TMC is developing a plug-in hybrid vehicle-based on the third-generation "Prius"- equipped with a lithium-ion battery that can be charged via external power sources such as household electricity. This will be the first time a lithium-ion battery is to be employed in a Toyota vehicle for propulsion. Starting at the end of 2009, TMC plans to lease approximately 200 of the vehicles to designated users such as government ministries, local governments and corporations.

A plug-in hybrid vehicle operates as an electric vehicle when used for short distances and can operate as a conventional hybrid vehicle when used for medium to long-distance trips. This means it can be used regardless of remaining battery power or availability of battery-charging infrastructure in place. Furthermore, plug-in hybrid vehicles are expected to achieve higher fuel efficiency than conventional hybrid vehicles, limit consumption of fossil fuels, reduce CO2 emissions and atmospheric pollution, and, by charging with off-peak electricity, promise a more economical vehicle powering solution.

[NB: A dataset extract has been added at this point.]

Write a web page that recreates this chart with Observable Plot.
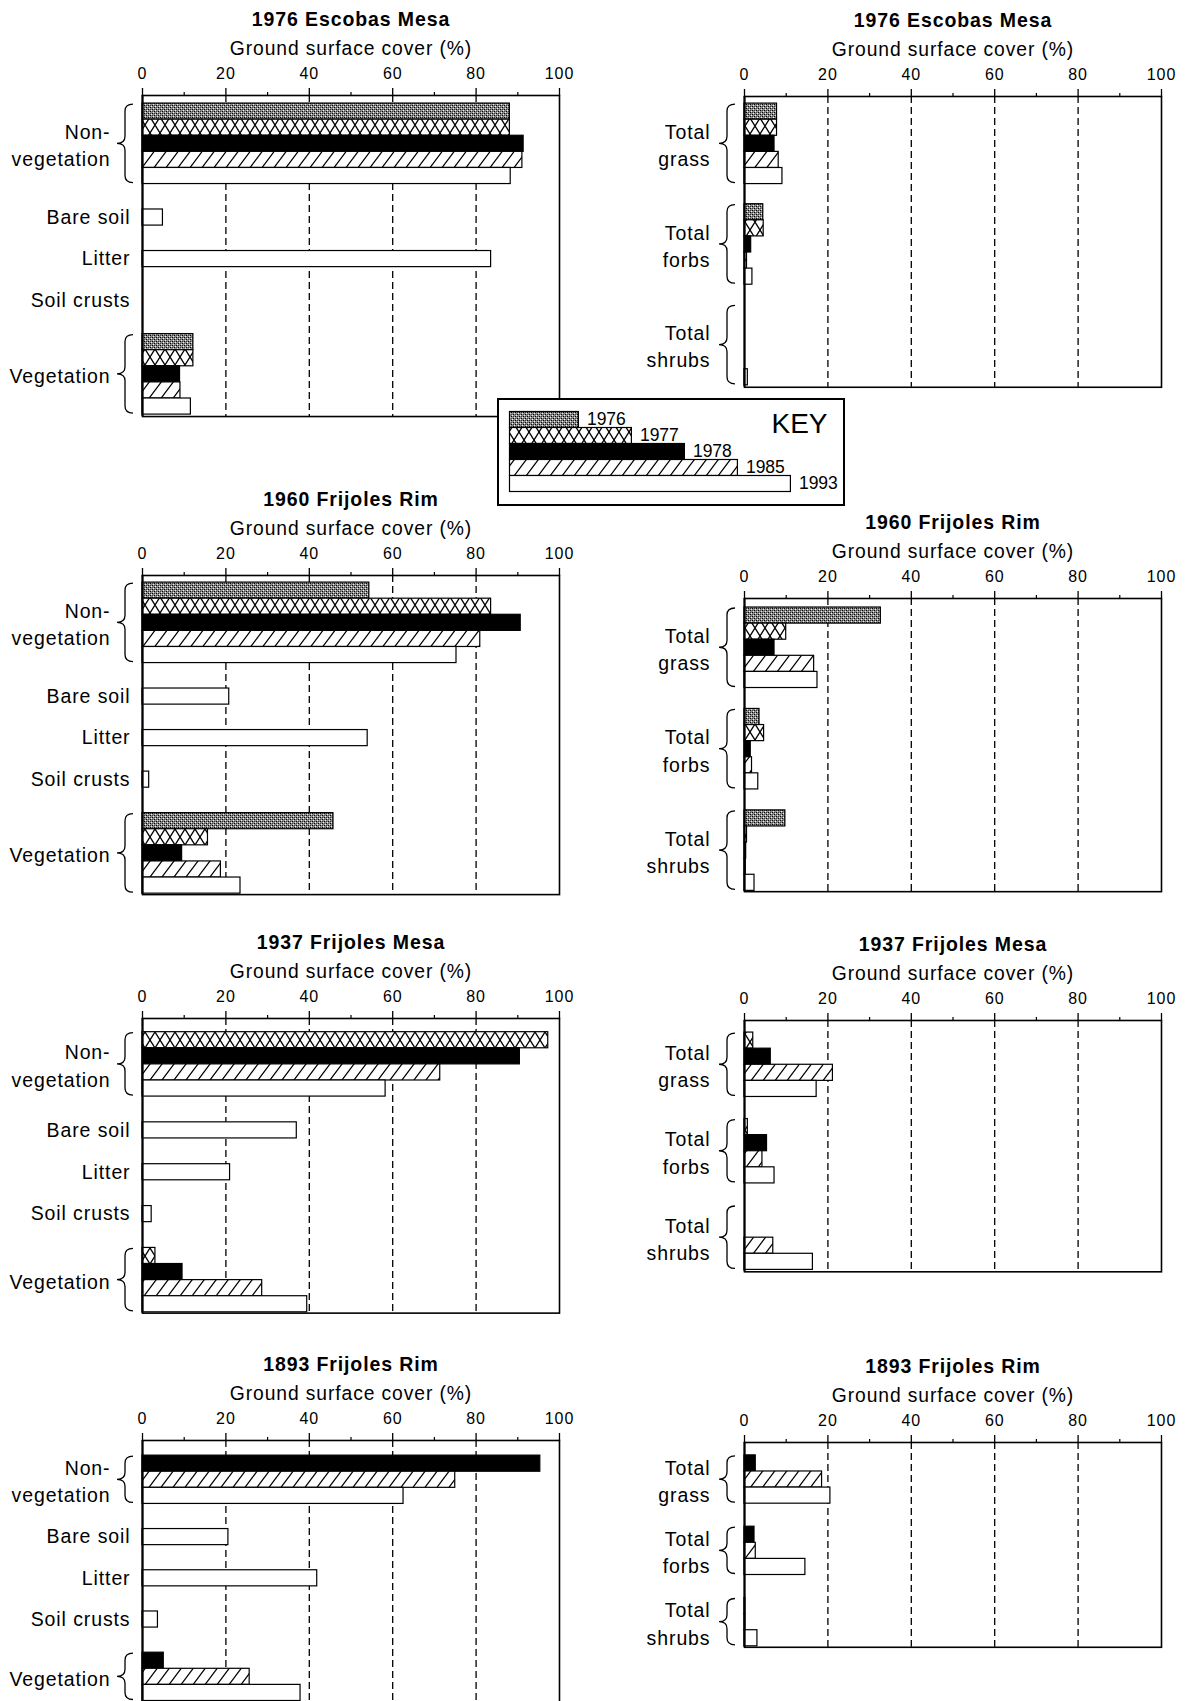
<!DOCTYPE html>
<html>
<head>
<meta charset="utf-8">
<script src="https://cdn.jsdelivr.net/npm/d3@7"></script>
<script src="https://cdn.jsdelivr.net/npm/@observablehq/plot@0.6"></script>
<style>
  html, body { margin: 0; padding: 0; background: #fff; }
  #page { position: relative; width: 1186px; height: 1701px; overflow: hidden;
          font-family: "Liberation Sans", Arial, Helvetica, sans-serif; }
  .panel { position: absolute; }
  #key { position: absolute; left: 497px; top: 398px; width: 348px; height: 108px;
         box-sizing: border-box; border: 2.5px solid #000; background: #fff; z-index: 5; }
</style>
</head>
<body>
<!-- Fill patterns shared by every panel -->
<svg width="0" height="0" style="position:absolute;left:0;top:0" aria-hidden="true">
  <defs>
    <pattern id="fill-1976" width="4" height="4" patternUnits="userSpaceOnUse">
      <rect width="4" height="4" fill="#8c8c8c"/>
      <rect x="0" y="0" width="1" height="1" fill="#000"/>
      <rect x="2" y="2" width="1" height="1" fill="#000"/>
      <rect x="2" y="0" width="1" height="1" fill="#333"/>
      <rect x="0" y="2" width="1" height="1" fill="#444"/>
      <rect x="1" y="3" width="1" height="1" fill="#eee"/>
      <rect x="3" y="1" width="1" height="1" fill="#eee"/>
    </pattern>
    <pattern id="fill-1977" width="10" height="16" patternUnits="userSpaceOnUse">
      <rect width="10" height="16" fill="#fff"/>
      <path d="M-1,-1.6L11,17.6M11,-1.6L-1,17.6" stroke="#000" stroke-width="1.3"/>
    </pattern>
    <pattern id="fill-1985" width="12" height="16" patternUnits="userSpaceOnUse">
      <rect width="12" height="16" fill="#fff"/>
      <path d="M-1,17.3L13,-1.3M-13,17.3L1,-1.3M11,17.3L25,-1.3" stroke="#000" stroke-width="1.3"/>
    </pattern>
  </defs>
</svg>
<div id="page">
  <div id="key"></div>
</div>
<script>
// ---- Data -------------------------------------------------------------
const years = ["1976", "1977", "1978", "1985", "1993"];
const sites = ["1976 Escobas Mesa", "1960 Frijoles Rim", "1937 Frijoles Mesa", "1893 Frijoles Rim"];
const groundLabels = ["Non-\nvegetation", "Bare soil", "Litter", "Soil crusts", "Vegetation"];
const lifeFormLabels = ["Total\ngrass", "Total\nforbs", "Total\nshrubs"];
const xTicks = [0, 20, 40, 60, 80, 100];
const xMinorTicks = [10, 30, 50, 70, 90];
const xGrid = [20, 40, 60, 80];

// Ground surface cover (%) by survey year; one row per site, null = not surveyed
const nonVegetation = [
  [88.1, 88.1, 91.4, 91.1, 88.3],
  [54.4, 83.6, 90.7, 81.0, 75.3],
  [null, 97.3, 90.5, 71.4, 58.3],
  [null, null, 95.4, 75.0, 62.6]
];
const vegetation = [
  [12.2, 12.2, 9.0, 9.1, 11.6],
  [45.8, 15.7, 9.5, 18.8, 23.5],
  [null, 3.1, 9.6, 28.7, 39.5],
  [null, null, 5.1, 25.7, 37.9]
];
// Components of non-vegetation, 1993 survey only
const bareSoil1993 = [4.9, 20.8, 37.0, 20.6];
const litter1993 = [83.6, 54.0, 21.0, 41.9];
const soilCrusts1993 = [null, 1.6, 2.2, 3.7];

// Vegetation by life form
const totalGrass = [
  [7.8, 7.8, 7.2, 8.2, 9.1],
  [32.7, 10.0, 7.2, 16.7, 17.5],
  [null, 2.1, 6.3, 21.2, 17.3],
  [null, null, 2.7, 18.6, 20.6]
];
const totalForbs = [
  [4.5, 4.6, 1.6, 0.6, 1.9],
  [3.6, 4.7, 1.5, 1.8, 3.3],
  [null, 0.8, 5.4, 4.3, 7.2],
  [null, null, 2.4, 2.7, 14.6]
];
const totalShrubs = [
  [0, 0, 0, 0, 0.8],
  [9.8, 0.6, 0.4, 0.3, 2.4],
  [null, 0, 0, 6.9, 16.4],
  [null, null, 0.2, 0.2, 3.1]
];

// ---- Styling ----------------------------------------------------------
const yearFill = {
  "1976": "url(#fill-1976)",
  "1977": "url(#fill-1977)",
  "1978": "black",
  "1985": "url(#fill-1985)",
  "1993": "white"
};
const FONT = "'Liberation Sans', Arial, Helvetica, sans-serif";
const BAR = 16.1;          // pixel thickness of one bar
const PLOT_W = 417;        // pixel width of the 0–100 % axis
const MARGIN_TOP = 90;

// Placement of the eight panels (left column: ground cover; right: life forms)
const panelSpecs = [
  {site: 0, kind: "ground", axisTop: 95,   topPad: 0.5,  gap: 1.58, bottomPad: 0.12},
  {site: 0, kind: "life",   axisTop: 96,   topPad: 0.44, gap: 1.25, bottomPad: 0.12},
  {site: 1, kind: "ground", axisTop: 575,  topPad: 0.44, gap: 1.58, bottomPad: 0.06},
  {site: 1, kind: "life",   axisTop: 598,  topPad: 0.56, gap: 1.3,  bottomPad: 0.05},
  {site: 2, kind: "ground", axisTop: 1018, topPad: 0.85, gap: 1.6,  bottomPad: 0.05},
  {site: 2, kind: "life",   axisTop: 1020, topPad: 0.75, gap: 1.37, bottomPad: 0.12},
  {site: 3, kind: "ground", axisTop: 1440, topPad: 0.94, gap: 1.56, bottomPad: 0.1},
  {site: 3, kind: "life",   axisTop: 1442, topPad: 0.8,  gap: 1.43, bottomPad: 0.06}
];
const columns = {
  ground: {left: 0,   width: 580, marginLeft: 142, groupDx: -32, singleDx: -12},
  life:   {left: 600, width: 586, marginLeft: 144, groupDx: -34, singleDx: -12}
};

// ---- Layout of bars within a panel -----------------------------------
function categoriesFor(spec) {
  const s = spec.site;
  if (spec.kind === "ground") {
    return [
      {label: groundLabels[0], byYear: nonVegetation[s]},
      {label: groundLabels[1], single: bareSoil1993[s]},
      {label: groundLabels[2], single: litter1993[s]},
      {label: groundLabels[3], single: soilCrusts1993[s]},
      {label: groundLabels[4], byYear: vegetation[s]}
    ];
  }
  return [
    {label: lifeFormLabels[0], byYear: totalGrass[s]},
    {label: lifeFormLabels[1], byYear: totalForbs[s]},
    {label: lifeFormLabels[2], byYear: totalShrubs[s]}
  ];
}

function layoutRows(cats, spec) {
  const bars = [], groupLabels = [], singleLabels = [], spans = [];
  let pos = spec.topPad;
  for (const c of cats) {
    if (c.byYear) {
      const start = pos;
      years.forEach((yr, i) => {
        const v = c.byYear[i];
        if (v != null) { bars.push({year: yr, value: v, y1: pos, y2: pos + 1}); pos += 1; }
      });
      groupLabels.push({label: c.label, y: (start + pos) / 2});
      spans.push({y1: start, y2: pos});
    } else {
      if (c.single != null) bars.push({year: "1993", value: c.single, y1: pos, y2: pos + 1});
      singleLabels.push({label: c.label, y: pos + 0.5});
      pos += 1;
    }
    pos += spec.gap;
  }
  return {bars, groupLabels, singleLabels, spans, total: pos - spec.gap + spec.bottomPad};
}

// Curly braces to the left of each grouped category
function braceMark(spans) {
  return (index, scales) => {
    const {x, y} = scales;
    const x0 = x(0), xe = x0 - 9, xs = x0 - 17, xt = x0 - 25, r = 7;
    const g = d3.create("svg:g").attr("fill", "none").attr("stroke", "black").attr("stroke-width", 1.3);
    for (const s of spans) {
      const a = y(s.y1) + 1, b = y(s.y2) - 1, m = (a + b) / 2;
      const p = d3.path();
      p.moveTo(xe, a);
      p.quadraticCurveTo(xs, a, xs, a + r);
      p.lineTo(xs, m - r);
      p.quadraticCurveTo(xs, m, xt, m);
      p.quadraticCurveTo(xs, m, xs, m + r);
      p.lineTo(xs, b - r);
      p.quadraticCurveTo(xs, b, xe, b);
      g.append("path").attr("d", p.toString());
    }
    return g.node();
  };
}

function panelPlot(spec) {
  const col = columns[spec.kind];
  const rows = layoutRows(categoriesFor(spec), spec);
  const plotH = rows.total * BAR;
  return Plot.plot({
    width: col.width,
    height: MARGIN_TOP + plotH + 3,
    marginLeft: col.marginLeft,
    marginRight: col.width - col.marginLeft - PLOT_W,
    marginTop: MARGIN_TOP,
    marginBottom: 3,
    x: {domain: [0, 100], axis: null, label: null},
    y: {domain: [0, rows.total], reverse: true, axis: null, label: null},
    style: {fontFamily: FONT, color: "black", background: "none", letterSpacing: "0.9px", overflow: "visible"},
    marks: [
      Plot.ruleX(xGrid, {stroke: "black", strokeWidth: 1.3, strokeDasharray: "7,4"}),
      ...years.map(yr => Plot.rect(rows.bars.filter(b => b.year === yr), {
        x1: () => 0, x2: "value", y1: "y1", y2: "y2",
        fill: yearFill[yr], stroke: "black", strokeWidth: 1.2
      })),
      Plot.frame({stroke: "black", strokeWidth: 1.6}),
      Plot.ruleX([0], {stroke: "black", strokeWidth: 2}),
      Plot.axisX({anchor: "top", ticks: xTicks, tickSize: 8, tickPadding: 8, fontSize: 16,
                  label: null, stroke: "black", fill: "black", strokeWidth: 1.3}),
      Plot.axisX({anchor: "top", ticks: xMinorTicks, tickSize: 4, tickFormat: () => "",
                  label: null, stroke: "black", strokeWidth: 1.2}),
      Plot.text(rows.groupLabels, {x: () => 0, y: "y", text: "label", textAnchor: "end",
                  dx: col.groupDx, lineHeight: 1.4, fontSize: 19.5, fill: "black"}),
      Plot.text(rows.singleLabels, {x: () => 0, y: "y", text: "label", textAnchor: "end",
                  dx: col.singleDx, fontSize: 19.5, fill: "black"}),
      braceMark(rows.spans),
      Plot.text([sites[spec.site]], {frameAnchor: "top", dy: -83, text: d => d,
                  fontWeight: "bold", fontSize: 19.5, fill: "black"}),
      Plot.text(["Ground surface cover (%)"], {frameAnchor: "top", dy: -54, text: d => d,
                  fontSize: 19.3, fill: "black"})
    ]
  });
}

const page = document.getElementById("page");
for (const spec of panelSpecs) {
  const col = columns[spec.kind];
  const div = document.createElement("div");
  div.className = "panel";
  div.style.left = col.left + "px";
  div.style.top = (spec.axisTop - MARGIN_TOP) + "px";
  div.appendChild(panelPlot(spec));
  page.appendChild(div);
}

// ---- Key ---------------------------------------------------------------
const keyRows = years.map((yr, i) => ({year: yr, rank: i, end: i + 1.3}));
const keyPlot = Plot.plot({
  width: 343, height: 103,
  marginLeft: 10.5, marginRight: 0, marginTop: 11.5, marginBottom: 11.5,
  x: {domain: [0, 6], range: [10.5, 10.5 + 318], axis: null, label: null},
  y: {domain: [0, years.length], reverse: true, axis: null, label: null},
  style: {fontFamily: FONT, color: "black", background: "none", overflow: "visible"},
  marks: [
    ...keyRows.map(k => Plot.rect([k], {x1: () => 0, x2: "end", y1: "rank", y2: d => d.rank + 1,
                    fill: yearFill[k.year], stroke: "black", strokeWidth: 1.2})),
    Plot.text(keyRows, {x: "end", y: d => d.rank + 0.45, text: "year", textAnchor: "start",
                    dx: 8, fontSize: 17.5, fill: "black"}),
    Plot.text(["KEY"], {frameAnchor: "top-right", dx: -15, dy: 1, text: d => d,
                    fontSize: 28, fill: "black"})
  ]
});
document.getElementById("key").appendChild(keyPlot);
</script>
</body>
</html>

TMC believes that, in response to the diversification of energy sources, plug-in hybrid vehicles are currently the most suitable environmentally considerate vehicles for widespread use. TMC therefore intends to encourage the marketing of plug-in hybrid vehicles while introducing a total of 500 vehicles globally-primarily to fleet customers-to further use and understanding of the vehicles. TMC will introduce approximately 150 vehicles in the United States, as well as more than 150 vehicles in Europe, including 100 in France. TMC is also considering introducing plug-in hybrid vehicles in the United Kingdom, the Netherlands and Germany.

TMC has positioned hybrid technologies as core environmentally considerate vehicle technologies and is using them in the development not only of plug-in hybrid vehicles but also electric vehicles and fuel-cell hybrid vehicles. TMC will continue its efforts to achieve sustainable mobility by developing and putting into practical use these next-generation vehicles, which are hoped to contribute to reducing petroleum consumption, reducing CO2 emissions and responding to the diversification of energy sources.

1An intensive model program for the introduction and promotion of electric vehicles and plug-in hybrid vehicles as well as accelerating the setting up of charging infrastructures and the development of societal awareness and preparedness through the collaboration of the national and local governments, regional businesses and auto manufacturers in Japan. Action plans are expected to be developed this summer by each participating local government, and a master action plan based on the results of each program is expected to be developed at the end of this fiscal year.